Rows from a dataset of charts and code
— BEGIN —

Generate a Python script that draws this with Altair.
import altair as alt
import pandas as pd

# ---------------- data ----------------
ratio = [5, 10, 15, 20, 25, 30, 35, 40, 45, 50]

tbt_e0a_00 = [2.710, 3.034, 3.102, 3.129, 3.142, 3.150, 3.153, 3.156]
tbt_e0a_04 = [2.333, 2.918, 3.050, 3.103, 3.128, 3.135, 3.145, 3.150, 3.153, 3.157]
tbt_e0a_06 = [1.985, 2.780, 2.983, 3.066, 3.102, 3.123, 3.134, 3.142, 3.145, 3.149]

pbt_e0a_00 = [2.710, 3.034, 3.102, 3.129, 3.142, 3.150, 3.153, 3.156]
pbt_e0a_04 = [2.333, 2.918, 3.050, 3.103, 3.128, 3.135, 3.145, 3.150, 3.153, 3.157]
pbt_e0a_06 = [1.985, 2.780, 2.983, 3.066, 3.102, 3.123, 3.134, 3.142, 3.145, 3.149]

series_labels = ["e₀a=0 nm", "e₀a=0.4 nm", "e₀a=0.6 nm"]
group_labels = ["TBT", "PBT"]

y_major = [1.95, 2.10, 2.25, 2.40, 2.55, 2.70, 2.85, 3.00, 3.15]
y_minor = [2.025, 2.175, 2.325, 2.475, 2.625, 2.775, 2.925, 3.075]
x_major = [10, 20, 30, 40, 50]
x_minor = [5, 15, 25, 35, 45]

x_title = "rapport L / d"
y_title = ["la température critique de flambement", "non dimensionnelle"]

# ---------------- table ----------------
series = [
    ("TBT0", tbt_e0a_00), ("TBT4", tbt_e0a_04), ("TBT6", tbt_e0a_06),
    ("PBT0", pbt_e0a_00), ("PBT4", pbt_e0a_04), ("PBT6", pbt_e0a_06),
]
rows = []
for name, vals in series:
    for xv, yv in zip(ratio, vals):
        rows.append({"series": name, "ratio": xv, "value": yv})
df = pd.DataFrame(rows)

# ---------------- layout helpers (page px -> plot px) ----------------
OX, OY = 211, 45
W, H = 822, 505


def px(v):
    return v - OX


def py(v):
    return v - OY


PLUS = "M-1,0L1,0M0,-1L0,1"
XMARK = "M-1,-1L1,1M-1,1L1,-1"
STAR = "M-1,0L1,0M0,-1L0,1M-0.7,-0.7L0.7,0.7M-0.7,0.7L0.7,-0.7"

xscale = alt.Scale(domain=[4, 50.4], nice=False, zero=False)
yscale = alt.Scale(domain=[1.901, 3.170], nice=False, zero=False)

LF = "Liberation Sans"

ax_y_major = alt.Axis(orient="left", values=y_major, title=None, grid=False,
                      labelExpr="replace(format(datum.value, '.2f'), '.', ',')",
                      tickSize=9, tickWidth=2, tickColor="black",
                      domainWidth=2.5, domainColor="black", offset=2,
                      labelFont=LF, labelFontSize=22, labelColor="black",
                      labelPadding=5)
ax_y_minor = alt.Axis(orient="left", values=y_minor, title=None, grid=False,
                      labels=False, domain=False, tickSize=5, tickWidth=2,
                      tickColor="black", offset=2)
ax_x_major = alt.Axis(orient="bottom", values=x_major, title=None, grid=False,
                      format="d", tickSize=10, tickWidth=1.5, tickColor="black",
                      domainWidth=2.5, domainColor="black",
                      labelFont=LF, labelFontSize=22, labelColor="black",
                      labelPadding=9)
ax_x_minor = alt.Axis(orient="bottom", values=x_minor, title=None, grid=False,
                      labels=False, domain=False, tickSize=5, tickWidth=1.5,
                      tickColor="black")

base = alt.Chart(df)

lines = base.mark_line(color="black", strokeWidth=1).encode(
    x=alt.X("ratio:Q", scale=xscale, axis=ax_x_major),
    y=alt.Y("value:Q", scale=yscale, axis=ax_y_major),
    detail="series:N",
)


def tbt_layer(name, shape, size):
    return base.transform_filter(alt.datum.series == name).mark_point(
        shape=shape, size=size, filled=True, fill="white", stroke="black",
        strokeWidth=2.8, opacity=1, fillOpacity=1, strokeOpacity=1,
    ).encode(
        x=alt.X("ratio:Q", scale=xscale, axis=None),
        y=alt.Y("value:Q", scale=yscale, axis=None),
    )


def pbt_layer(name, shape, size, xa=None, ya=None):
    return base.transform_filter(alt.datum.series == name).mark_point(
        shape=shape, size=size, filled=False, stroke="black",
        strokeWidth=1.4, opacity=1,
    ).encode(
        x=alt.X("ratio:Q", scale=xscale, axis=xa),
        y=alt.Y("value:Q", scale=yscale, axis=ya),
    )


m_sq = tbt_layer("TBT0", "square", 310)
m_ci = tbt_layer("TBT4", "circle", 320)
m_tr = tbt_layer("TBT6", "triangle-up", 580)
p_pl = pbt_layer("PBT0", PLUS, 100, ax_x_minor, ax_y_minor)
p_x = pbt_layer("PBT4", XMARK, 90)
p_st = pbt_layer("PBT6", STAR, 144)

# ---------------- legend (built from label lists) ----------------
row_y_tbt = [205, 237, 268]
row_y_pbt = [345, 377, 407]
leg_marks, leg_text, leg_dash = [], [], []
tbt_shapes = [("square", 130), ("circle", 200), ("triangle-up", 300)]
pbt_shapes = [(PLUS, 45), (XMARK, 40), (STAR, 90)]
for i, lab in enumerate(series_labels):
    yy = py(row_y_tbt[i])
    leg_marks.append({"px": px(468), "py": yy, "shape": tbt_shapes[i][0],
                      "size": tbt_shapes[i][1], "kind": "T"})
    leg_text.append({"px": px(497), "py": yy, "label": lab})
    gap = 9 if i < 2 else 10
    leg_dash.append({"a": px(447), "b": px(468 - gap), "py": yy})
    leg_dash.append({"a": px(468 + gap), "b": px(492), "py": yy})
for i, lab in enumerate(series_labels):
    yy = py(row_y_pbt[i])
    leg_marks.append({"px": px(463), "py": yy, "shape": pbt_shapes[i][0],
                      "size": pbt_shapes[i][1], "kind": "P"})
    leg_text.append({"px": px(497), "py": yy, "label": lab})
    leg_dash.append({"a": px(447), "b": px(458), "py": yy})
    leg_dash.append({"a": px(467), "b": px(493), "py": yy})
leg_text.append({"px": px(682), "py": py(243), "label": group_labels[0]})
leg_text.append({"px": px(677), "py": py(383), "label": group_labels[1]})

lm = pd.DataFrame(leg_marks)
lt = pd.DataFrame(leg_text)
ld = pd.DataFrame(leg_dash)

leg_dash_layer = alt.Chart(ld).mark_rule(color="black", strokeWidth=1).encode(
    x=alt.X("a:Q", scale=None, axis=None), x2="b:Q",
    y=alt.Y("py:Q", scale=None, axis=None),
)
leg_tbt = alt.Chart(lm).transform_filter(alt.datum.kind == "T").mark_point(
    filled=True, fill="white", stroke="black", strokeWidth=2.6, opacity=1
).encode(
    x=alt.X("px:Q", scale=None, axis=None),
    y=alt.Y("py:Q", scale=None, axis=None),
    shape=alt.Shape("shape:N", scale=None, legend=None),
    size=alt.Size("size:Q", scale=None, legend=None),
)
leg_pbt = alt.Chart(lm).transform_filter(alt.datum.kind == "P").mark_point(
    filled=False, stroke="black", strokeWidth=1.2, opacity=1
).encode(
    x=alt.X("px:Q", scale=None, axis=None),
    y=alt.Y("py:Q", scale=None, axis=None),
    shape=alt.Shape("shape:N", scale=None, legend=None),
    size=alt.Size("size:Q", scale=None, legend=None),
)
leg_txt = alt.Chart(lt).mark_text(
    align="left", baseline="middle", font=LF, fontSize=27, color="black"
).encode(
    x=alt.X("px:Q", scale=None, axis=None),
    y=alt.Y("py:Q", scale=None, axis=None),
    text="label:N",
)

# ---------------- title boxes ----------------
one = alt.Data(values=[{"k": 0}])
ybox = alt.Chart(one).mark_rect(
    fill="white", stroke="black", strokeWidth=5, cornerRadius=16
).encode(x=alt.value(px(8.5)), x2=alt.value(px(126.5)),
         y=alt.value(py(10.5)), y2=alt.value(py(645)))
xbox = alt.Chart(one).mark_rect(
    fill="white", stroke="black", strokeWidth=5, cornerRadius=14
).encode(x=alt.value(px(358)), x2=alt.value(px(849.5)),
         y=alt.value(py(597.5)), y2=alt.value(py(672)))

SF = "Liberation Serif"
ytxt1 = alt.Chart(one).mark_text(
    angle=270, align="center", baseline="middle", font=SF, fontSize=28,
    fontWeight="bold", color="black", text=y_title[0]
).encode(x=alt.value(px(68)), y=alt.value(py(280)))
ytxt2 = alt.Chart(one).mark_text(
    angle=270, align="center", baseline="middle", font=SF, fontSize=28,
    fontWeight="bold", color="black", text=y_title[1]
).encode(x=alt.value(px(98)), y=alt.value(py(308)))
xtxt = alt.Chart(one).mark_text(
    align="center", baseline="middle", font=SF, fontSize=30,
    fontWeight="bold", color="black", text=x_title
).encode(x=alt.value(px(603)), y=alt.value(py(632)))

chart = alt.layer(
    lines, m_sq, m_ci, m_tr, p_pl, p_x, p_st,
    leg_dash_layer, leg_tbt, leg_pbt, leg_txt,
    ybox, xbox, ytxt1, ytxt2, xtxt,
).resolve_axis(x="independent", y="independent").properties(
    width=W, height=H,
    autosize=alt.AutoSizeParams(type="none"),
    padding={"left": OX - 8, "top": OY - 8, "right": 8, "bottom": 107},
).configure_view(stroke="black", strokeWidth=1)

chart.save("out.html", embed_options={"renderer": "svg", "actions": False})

— END —
— BEGIN —

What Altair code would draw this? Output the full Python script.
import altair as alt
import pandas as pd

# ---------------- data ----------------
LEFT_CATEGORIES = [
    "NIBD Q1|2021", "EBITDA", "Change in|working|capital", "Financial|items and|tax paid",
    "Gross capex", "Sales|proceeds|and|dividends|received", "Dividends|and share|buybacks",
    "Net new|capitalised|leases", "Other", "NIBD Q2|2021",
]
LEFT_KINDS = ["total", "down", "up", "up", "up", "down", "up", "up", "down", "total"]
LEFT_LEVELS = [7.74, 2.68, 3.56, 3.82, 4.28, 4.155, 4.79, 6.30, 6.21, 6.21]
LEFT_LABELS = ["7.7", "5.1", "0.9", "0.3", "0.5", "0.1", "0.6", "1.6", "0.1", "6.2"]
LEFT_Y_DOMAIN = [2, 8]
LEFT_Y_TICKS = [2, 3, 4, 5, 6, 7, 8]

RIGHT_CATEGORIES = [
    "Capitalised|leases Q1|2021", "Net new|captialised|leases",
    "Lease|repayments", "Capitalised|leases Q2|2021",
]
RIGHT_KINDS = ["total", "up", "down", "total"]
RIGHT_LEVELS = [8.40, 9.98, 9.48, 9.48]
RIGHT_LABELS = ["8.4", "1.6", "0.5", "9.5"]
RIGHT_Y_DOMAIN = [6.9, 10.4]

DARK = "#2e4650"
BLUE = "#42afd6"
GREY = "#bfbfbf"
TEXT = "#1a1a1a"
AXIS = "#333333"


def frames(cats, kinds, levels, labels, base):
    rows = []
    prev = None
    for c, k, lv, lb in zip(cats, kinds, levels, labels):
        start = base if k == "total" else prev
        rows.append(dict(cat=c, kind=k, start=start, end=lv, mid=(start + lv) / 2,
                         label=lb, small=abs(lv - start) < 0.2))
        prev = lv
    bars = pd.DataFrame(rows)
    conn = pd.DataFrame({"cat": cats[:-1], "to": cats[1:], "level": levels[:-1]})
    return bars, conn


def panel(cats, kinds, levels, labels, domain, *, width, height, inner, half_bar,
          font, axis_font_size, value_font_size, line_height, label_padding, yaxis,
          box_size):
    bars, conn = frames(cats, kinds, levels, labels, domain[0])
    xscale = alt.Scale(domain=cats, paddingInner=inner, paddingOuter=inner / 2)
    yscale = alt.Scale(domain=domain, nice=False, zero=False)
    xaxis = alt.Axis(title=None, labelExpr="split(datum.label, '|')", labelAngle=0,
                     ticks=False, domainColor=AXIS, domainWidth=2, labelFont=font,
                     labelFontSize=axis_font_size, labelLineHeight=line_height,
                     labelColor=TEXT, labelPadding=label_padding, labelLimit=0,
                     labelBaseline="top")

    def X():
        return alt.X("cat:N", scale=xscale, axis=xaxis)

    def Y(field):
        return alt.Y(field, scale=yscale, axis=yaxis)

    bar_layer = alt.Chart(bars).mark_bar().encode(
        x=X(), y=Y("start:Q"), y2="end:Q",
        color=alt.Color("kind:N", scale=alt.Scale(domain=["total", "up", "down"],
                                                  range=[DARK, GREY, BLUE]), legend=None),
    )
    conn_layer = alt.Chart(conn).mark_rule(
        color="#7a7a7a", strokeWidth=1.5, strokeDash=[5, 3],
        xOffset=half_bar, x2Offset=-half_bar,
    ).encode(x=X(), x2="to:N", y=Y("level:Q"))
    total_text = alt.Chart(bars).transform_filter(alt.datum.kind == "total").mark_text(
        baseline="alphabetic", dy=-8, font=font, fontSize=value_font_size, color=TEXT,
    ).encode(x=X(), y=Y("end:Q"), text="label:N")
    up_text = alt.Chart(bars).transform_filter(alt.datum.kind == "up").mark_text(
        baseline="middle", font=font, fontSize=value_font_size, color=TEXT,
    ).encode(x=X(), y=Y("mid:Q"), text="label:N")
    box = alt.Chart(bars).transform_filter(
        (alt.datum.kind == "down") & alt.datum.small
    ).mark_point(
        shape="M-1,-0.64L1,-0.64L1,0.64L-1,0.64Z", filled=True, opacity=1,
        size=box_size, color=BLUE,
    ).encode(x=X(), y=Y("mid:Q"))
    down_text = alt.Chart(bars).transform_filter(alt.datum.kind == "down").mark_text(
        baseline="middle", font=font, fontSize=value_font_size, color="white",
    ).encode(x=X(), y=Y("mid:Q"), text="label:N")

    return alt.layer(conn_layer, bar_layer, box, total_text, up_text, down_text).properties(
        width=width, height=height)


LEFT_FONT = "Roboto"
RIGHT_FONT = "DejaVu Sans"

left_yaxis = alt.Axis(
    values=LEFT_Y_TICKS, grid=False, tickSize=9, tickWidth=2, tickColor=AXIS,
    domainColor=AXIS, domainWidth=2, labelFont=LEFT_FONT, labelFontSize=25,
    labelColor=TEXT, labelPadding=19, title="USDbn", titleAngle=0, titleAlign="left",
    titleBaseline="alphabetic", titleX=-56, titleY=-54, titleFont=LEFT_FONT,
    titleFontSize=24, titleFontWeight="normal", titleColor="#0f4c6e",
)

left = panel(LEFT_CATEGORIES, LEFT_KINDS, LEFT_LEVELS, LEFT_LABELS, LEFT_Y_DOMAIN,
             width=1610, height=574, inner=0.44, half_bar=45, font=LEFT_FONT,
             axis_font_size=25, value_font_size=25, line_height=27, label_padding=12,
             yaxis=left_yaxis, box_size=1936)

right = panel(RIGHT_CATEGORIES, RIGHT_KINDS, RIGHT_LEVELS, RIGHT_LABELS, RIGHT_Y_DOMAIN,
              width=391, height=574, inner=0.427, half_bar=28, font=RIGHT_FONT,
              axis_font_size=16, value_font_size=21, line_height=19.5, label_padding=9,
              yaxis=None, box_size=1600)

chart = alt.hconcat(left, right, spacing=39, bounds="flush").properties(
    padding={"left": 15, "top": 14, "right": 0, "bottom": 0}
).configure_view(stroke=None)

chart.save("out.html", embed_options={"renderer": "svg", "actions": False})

— END —
— BEGIN —

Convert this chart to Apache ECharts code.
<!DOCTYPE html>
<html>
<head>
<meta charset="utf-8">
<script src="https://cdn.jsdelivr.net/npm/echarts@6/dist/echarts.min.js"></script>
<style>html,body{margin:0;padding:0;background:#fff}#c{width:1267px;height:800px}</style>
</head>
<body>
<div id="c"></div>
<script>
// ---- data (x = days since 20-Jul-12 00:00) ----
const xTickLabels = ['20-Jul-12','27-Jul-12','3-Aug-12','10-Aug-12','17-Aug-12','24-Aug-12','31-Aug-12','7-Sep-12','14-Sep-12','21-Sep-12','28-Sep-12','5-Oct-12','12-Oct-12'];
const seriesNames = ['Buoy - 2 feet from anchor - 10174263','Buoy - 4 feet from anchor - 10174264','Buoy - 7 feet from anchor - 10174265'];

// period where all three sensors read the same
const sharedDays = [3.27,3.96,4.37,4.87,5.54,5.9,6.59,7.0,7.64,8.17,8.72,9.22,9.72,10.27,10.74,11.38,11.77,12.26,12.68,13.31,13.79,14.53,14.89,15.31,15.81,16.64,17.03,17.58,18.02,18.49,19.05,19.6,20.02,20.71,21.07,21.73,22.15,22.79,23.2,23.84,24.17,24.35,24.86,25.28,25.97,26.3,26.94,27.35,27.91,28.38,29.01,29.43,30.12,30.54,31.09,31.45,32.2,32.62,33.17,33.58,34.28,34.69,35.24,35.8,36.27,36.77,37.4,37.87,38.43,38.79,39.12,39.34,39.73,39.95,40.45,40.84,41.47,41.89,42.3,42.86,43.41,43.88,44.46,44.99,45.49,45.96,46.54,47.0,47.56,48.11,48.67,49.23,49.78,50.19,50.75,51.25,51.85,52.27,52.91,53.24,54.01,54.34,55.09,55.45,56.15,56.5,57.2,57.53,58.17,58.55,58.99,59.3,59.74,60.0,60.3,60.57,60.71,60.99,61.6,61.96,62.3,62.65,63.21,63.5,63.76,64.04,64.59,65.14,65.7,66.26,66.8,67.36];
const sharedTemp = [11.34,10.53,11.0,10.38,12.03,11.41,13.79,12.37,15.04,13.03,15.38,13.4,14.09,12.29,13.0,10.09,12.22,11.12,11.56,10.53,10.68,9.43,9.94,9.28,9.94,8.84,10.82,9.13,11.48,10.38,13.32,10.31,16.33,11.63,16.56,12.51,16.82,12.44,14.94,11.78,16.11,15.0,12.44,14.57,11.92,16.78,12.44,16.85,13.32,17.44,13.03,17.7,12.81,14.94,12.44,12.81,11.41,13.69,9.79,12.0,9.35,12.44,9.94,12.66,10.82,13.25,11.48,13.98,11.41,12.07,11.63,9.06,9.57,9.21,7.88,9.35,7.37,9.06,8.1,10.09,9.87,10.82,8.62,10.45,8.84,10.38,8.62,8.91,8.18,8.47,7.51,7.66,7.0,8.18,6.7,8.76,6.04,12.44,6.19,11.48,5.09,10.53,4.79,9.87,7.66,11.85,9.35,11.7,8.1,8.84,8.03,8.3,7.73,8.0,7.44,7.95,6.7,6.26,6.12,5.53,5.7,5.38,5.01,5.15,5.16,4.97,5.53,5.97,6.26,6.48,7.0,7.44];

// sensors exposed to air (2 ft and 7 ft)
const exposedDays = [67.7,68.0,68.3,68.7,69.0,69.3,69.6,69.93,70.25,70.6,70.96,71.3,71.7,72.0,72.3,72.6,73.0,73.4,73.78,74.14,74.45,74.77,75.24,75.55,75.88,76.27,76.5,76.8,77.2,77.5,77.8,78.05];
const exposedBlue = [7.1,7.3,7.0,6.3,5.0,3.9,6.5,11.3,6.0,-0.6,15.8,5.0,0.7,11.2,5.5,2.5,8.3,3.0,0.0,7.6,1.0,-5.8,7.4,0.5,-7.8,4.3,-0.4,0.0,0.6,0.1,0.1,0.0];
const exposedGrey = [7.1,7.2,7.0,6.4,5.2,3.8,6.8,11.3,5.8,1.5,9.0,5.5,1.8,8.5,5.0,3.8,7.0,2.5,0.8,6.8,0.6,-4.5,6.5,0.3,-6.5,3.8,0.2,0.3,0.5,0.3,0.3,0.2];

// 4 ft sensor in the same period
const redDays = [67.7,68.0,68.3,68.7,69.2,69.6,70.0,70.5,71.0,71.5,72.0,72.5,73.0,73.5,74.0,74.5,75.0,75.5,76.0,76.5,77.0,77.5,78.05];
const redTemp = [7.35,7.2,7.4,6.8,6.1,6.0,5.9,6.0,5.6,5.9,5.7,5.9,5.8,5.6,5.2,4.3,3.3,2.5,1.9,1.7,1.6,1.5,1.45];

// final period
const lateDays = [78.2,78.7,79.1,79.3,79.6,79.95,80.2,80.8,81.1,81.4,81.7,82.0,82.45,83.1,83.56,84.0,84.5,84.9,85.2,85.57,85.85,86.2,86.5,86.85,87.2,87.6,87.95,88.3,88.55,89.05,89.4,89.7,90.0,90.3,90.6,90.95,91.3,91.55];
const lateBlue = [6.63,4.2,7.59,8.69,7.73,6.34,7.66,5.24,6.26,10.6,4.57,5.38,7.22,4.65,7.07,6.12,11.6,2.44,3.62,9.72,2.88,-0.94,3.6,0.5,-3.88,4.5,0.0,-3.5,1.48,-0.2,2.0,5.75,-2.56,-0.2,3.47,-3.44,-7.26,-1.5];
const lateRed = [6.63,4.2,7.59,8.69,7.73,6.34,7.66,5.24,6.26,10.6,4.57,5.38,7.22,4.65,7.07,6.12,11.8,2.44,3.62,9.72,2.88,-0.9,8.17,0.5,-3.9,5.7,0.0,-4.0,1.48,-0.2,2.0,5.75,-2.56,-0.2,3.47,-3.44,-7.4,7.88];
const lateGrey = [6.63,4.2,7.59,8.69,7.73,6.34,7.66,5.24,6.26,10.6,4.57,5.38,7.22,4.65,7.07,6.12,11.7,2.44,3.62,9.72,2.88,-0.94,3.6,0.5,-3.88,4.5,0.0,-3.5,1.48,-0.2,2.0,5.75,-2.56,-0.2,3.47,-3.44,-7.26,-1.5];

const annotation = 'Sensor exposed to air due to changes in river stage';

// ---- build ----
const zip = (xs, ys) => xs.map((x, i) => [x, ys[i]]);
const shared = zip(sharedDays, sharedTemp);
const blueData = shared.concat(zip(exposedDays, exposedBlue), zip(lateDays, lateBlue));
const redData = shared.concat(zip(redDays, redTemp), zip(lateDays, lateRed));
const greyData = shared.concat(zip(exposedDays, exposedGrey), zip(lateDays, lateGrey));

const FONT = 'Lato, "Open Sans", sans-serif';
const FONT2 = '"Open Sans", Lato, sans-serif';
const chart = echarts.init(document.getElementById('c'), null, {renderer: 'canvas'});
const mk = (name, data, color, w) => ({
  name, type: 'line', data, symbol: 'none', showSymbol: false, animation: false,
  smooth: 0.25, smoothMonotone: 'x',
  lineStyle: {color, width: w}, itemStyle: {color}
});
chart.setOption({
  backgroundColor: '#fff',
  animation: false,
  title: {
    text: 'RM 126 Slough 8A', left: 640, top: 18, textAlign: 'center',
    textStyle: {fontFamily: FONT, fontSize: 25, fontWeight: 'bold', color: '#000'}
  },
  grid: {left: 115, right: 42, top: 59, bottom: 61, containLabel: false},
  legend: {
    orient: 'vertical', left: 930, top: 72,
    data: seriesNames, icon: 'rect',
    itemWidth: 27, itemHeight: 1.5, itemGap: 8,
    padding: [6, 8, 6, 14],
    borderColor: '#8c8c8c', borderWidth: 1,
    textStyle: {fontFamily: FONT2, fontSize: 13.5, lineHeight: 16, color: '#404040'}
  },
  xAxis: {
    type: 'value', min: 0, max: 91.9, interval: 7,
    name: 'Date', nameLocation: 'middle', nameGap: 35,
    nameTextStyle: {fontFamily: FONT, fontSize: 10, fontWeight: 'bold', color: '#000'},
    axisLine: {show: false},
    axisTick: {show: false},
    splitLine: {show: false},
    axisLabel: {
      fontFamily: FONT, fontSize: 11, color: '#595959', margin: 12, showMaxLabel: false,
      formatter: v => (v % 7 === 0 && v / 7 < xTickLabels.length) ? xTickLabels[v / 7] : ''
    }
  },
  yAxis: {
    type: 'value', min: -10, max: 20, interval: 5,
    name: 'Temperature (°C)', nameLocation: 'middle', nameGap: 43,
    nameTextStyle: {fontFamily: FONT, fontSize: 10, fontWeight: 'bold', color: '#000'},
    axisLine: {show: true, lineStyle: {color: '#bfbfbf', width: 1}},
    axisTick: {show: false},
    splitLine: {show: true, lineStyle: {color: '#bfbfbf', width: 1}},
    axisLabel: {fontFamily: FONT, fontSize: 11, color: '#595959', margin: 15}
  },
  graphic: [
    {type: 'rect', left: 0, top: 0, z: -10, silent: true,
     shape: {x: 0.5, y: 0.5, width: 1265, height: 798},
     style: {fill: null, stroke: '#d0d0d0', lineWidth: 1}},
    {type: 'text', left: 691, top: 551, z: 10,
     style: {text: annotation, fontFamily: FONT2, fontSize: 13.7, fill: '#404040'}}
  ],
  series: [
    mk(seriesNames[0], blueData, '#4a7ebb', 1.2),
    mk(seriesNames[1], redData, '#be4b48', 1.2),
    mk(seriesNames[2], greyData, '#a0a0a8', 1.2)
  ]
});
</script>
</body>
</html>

— END —

*What you should do*. Of the lines above, extract only those from the line with "Convert this chart to Apache ECharts code." to the line with "const seriesNames = ['Buoy", both included, exactly as written.

*Task answer*.
Convert this chart to Apache ECharts code.
<!DOCTYPE html>
<html>
<head>
<meta charset="utf-8">
<script src="https://cdn.jsdelivr.net/npm/echarts@6/dist/echarts.min.js"></script>
<style>html,body{margin:0;padding:0;background:#fff}#c{width:1267px;height:800px}</style>
</head>
<body>
<div id="c"></div>
<script>
// ---- data (x = days since 20-Jul-12 00:00) ----
const xTickLabels = ['20-Jul-12','27-Jul-12','3-Aug-12','10-Aug-12','17-Aug-12','24-Aug-12','31-Aug-12','7-Sep-12','14-Sep-12','21-Sep-12','28-Sep-12','5-Oct-12','12-Oct-12'];
const seriesNames = ['Buoy - 2 feet from anchor - 10174263','Buoy - 4 feet from anchor - 10174264','Buoy - 7 feet from anchor - 10174265'];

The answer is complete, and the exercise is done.